For every normal person looking for roommates online, it seems like there five times as many crazies. And obviously Craigslist is one of the best, most fun places to find them. We combed through the myriad recently posted Houston roommate ads and cherry-picked the nuttiest of them all. If you have a good roommate, hold them close and never let go. Because here are the other kinds of roommates you could be dealing with.
He’s not looking for sex...
This “muscular and easy going male” isn’t looking for sex. He only wants to share his space with a “really attractive female” for free because he’s a “sucker for looks.” Also he has some sort of creepy statue on his coffee table that looks like a female squatting. How fitting.
No other “person” will use your bathroom
Nice, quiet neighborhood. Check. Short distance to supermarkets. Check. Private room with hardwood floors. Check. Off the bedroom bath to share with “Mr. Kitty,” the toilet trained cat. Check. Wait, what?
She already knows this will attract perverts, but here it goes...
This “mature female” is totally not trying to attract pervs (o rly?). At the same time, she totally understands that with a male roommate, the FWB territory could totally be bridged, and she’s totally cool with that so long as you don’t treat her like a child and know she’s not looking for a relationship. Don’t hate the player, hate the game.
This guy’s not going to lock you in a dungeon or anything
Craigslist rule #623: when a person is looking for someone to “take care of” and “love” “long term” and reiterates multiple times that you can “just stay if you want,” they’re probably going to murder you.
In case you were looking for a roommate but also a pilot
Houston’s most interesting man is retired and looking for a roomie. And he’s willing to pay for his portion of the housing with ‘tradework.’ Things he’s trained in helping with include sales and management, washing and cleaning, being a badass biker and pilot, and animals.
Send a pic and explain your needs
Take one part “mature gentleman,” add one part desire for a “ female in need,” then blend in a backyard lake, and you have the perfect recipe for the next Lifetime Craigslist Killer movie.
“No hookers need apply”
Sure, this guy definitely wants you to have sex with him in exchange for room and board, which is basically a form of payment and therefore is pretty much the definition of a hooker. But hookers need not apply. Don’t worry, you can “work out the details later.” Yikes!
Why live alone when you can live with a blessed family?
Uhhh, probably because the fact that you’re seeking out elderly people needing hospice care whilst also mentioning a creepy sounding perimeter of security cameras is suspicious as hell?
Roommate wanted, and by roommate, she means babysitter
Props for creativity. This full time working mom pretends she wants a roommate before quickly pulling the “actually I want you to take care of my 3-year-old kid” switcharoo.

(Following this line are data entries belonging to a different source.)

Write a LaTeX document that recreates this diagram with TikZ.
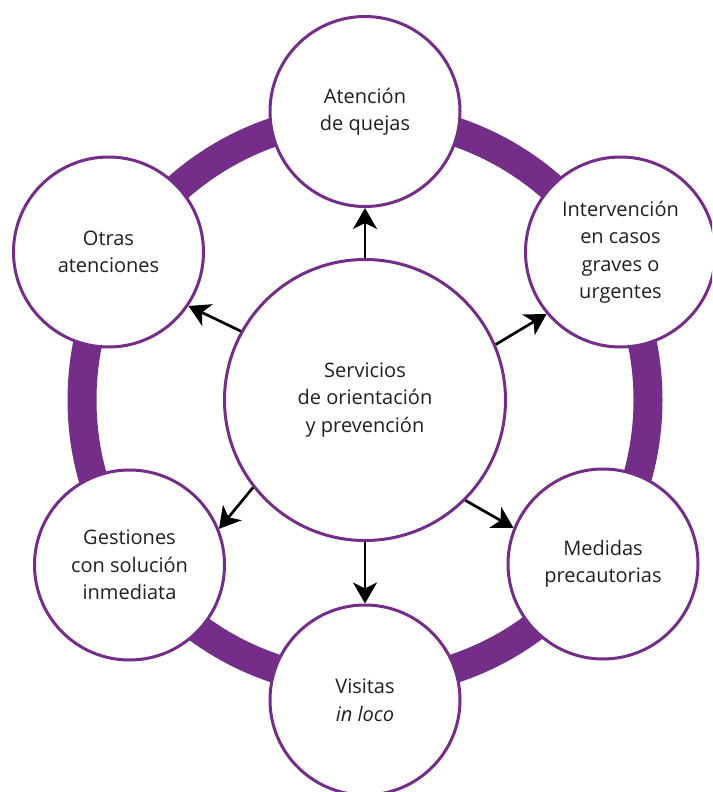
\documentclass[tikz,border=0pt]{standalone}
\usepackage{fontspec}
\setmainfont{Open Sans}
\usetikzlibrary{arrows.meta}
\definecolor{ringpurple}{RGB}{116,46,136}
\definecolor{txt}{RGB}{35,31,32}
\begin{document}
\begin{tikzpicture}[x=1pt,y=-1pt,
  sat/.style={circle,draw=ringpurple,line width=3pt,fill=white,minimum size=190pt,inner sep=0pt,align=center,text=txt,font=\fontsize{20}{27.5}\selectfont},
  hub/.style={sat,minimum size=281pt},
  arr/.style={-{Stealth[length=21pt,width=24pt,inset=6pt]},line width=2.7pt,black}]
\useasboundingbox (0,0) rectangle (712,792);
\clip (0,0) rectangle (712,792);
\draw[ringpurple,line width=29pt] (365,400) circle[radius=283pt];
\node[hub] (c) at (365,400) {Servicios\\de orientación\\y prevención};
\node[sat] (top) at (365,111.5) {Atención\\de quejas};
\node[sat] (ur) at (620.5,252) {Intervención\\en casos\\graves o\\urgentes};
\node[sat] (lr) at (603,564) {Medidas\\precautorias};
\node[sat] (bot) at (365,700) {Visitas\\\textit{in loco}};
\node[sat] (ll) at (129.5,565) {Gestiones\\con solución\\inmediata};
\node[sat] (ul) at (108.5,252) {Otras\\atenciones};
\draw[arr] (c.90) -- (top.270);
\draw[arr] (c.23.2) -- (ur.220);
\draw[arr] (c.151.5) -- (ul.326.5);
\draw[arr] (c.218.8) -- (ll.22.8);
\draw[arr] (c.270) -- (bot.90);
\draw[arr] (c.315.8) -- (lr.158.7);
\end{tikzpicture}
\end{document}
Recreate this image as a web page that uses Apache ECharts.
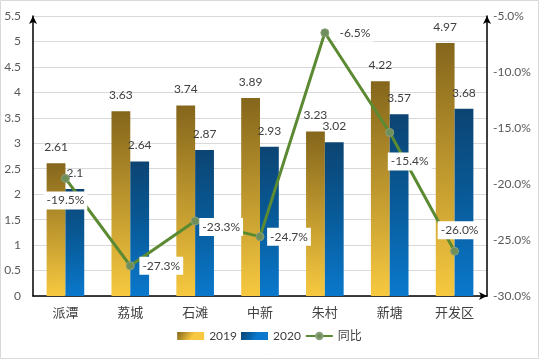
<!DOCTYPE html>
<html><head><meta charset="utf-8">
<script src="https://cdn.jsdelivr.net/npm/echarts@6/dist/echarts.min.js"></script>
<style>html,body{margin:0;padding:0;background:#fff}#c{width:539px;height:359px}</style>
</head><body><div id="c"></div>
<script>
var categories = ['派潭','荔城','石滩','中新','朱村','新塘','开发区'];
var v2019 = [2.61, 3.63, 3.74, 3.89, 3.23, 4.22, 4.97];
var v2020 = [2.1, 2.64, 2.87, 2.93, 3.02, 3.57, 3.68];
var yoy = [-19.5, -27.3, -23.3, -24.7, -6.5, -15.4, -26.0];
var leftTicks = {min: 0, max: 5.5, interval: 0.5};
var rightTicks = {min: -30, max: -5, interval: 5};

var FONT = "Lato, 'Noto Sans CJK SC', sans-serif";
var labelOffsets = [[0,22],[31,0],[26,6],[29,0],[30,0],[20,29],[5,-21]];

var gold = {type:'linear',x:0,y:0,x2:0.5,y2:1,colorStops:[{offset:0,color:'#84661c'},{offset:0.45,color:'#b8922c'},{offset:1,color:'#f7c940'}]};
var blue = {type:'linear',x:0,y:0,x2:0.5,y2:1,colorStops:[{offset:0,color:'#0c4472'},{offset:0.45,color:'#085996'},{offset:1,color:'#0a78cc'}]};

var chart = echarts.init(document.getElementById('c'));
chart.setOption({
  animation: false,
  textStyle: {fontFamily: FONT},
  graphic: [{type:'rect', shape:{x:0.5,y:0.5,width:538,height:358}, style:{fill:'none',stroke:'#d9d9d9',lineWidth:1}, silent:true}],
  grid: {left: 33, right: 52, top: 16, bottom: 63},
  legend: {
    bottom: 12, left: 'center', itemGap: 4, itemWidth: 27, itemHeight: 8,
    textStyle: {color:'#404040', fontSize: 12, fontFamily: FONT},
    data: [{name:'2019', icon:'rect'}, {name:'2020', icon:'rect'}, {name:'同比'}]
  },
  xAxis: {
    type: 'category', data: categories,
    axisLine: {lineStyle:{color:'#000', width:1.5}, symbol:['none','arrow'], symbolSize:[6,8]},
    axisTick: {show:false},
    axisLabel: {color:'#404040', fontSize: 13, margin: 10}
  },
  yAxis: [{
    type: 'value', min: leftTicks.min, max: leftTicks.max, interval: leftTicks.interval,
    axisLine: {show:true, lineStyle:{color:'#000', width:1.5}, symbol:['none','arrow'], symbolSize:[6,8]},
    axisTick: {show:false},
    splitLine: {lineStyle:{color:'#d9d9d9'}},
    axisLabel: {color:'#595959', fontSize: 12, margin: 12}
  },{
    type: 'value', min: rightTicks.min, max: rightTicks.max, interval: rightTicks.interval,
    position: 'right',
    axisLine: {show:true, lineStyle:{color:'#000', width:1.5}, symbol:['none','arrow'], symbolSize:[6,8]},
    axisTick: {show:false},
    splitLine: {show:false},
    axisLabel: {color:'#595959', fontSize: 12, margin: 6, formatter: function(v){return v.toFixed(1)+'%';}}
  }],
  series: [{
    name: '2019', type: 'bar', data: v2019, barWidth: '29%', barGap: '0%',
    itemStyle: {color: gold},
    label: {show:true, position:'top', distance: 10, color:'#404040', fontSize: 12}
  },{
    name: '2020', type: 'bar', data: v2020, barWidth: '29%', barGap: '0%',
    itemStyle: {color: blue},
    label: {show:true, position:'top', distance: 10, color:'#404040', fontSize: 12}
  },{
    name: '同比', type: 'line', yAxisIndex: 1, z: 5,
    data: yoy.map(function(v, i){
      return {value: v, label: {offset: labelOffsets[i]}};
    }),
    lineStyle: {color:'#5b8a33', width: 3},
    itemStyle: {color:'#6f8f5a', borderColor:'#8aa07a', borderWidth:1},
    symbol: 'circle', symbolSize: 8,
    label: {
      show: true, position: 'inside', color:'#404040', fontSize: 12,
      backgroundColor:'#fff', padding:[3,3,3,3],
      formatter: function(p){return p.value.toFixed(1)+'%';}
    }
  }]
});
</script></body></html>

Great news, Heights Batman! We just found Batgirl, and she’s a 20 something Latina woman who likes to cook Mexican and play video games. All she needs is a Batcave to call home...
You can have company over anytime, just one thing...
This laidback guy likes videos games, cooking, cleaning, and watching TV and video games. Oh, and you. He also likes watching you when you bring back “company.” Potentially from that closet with the scary dolls.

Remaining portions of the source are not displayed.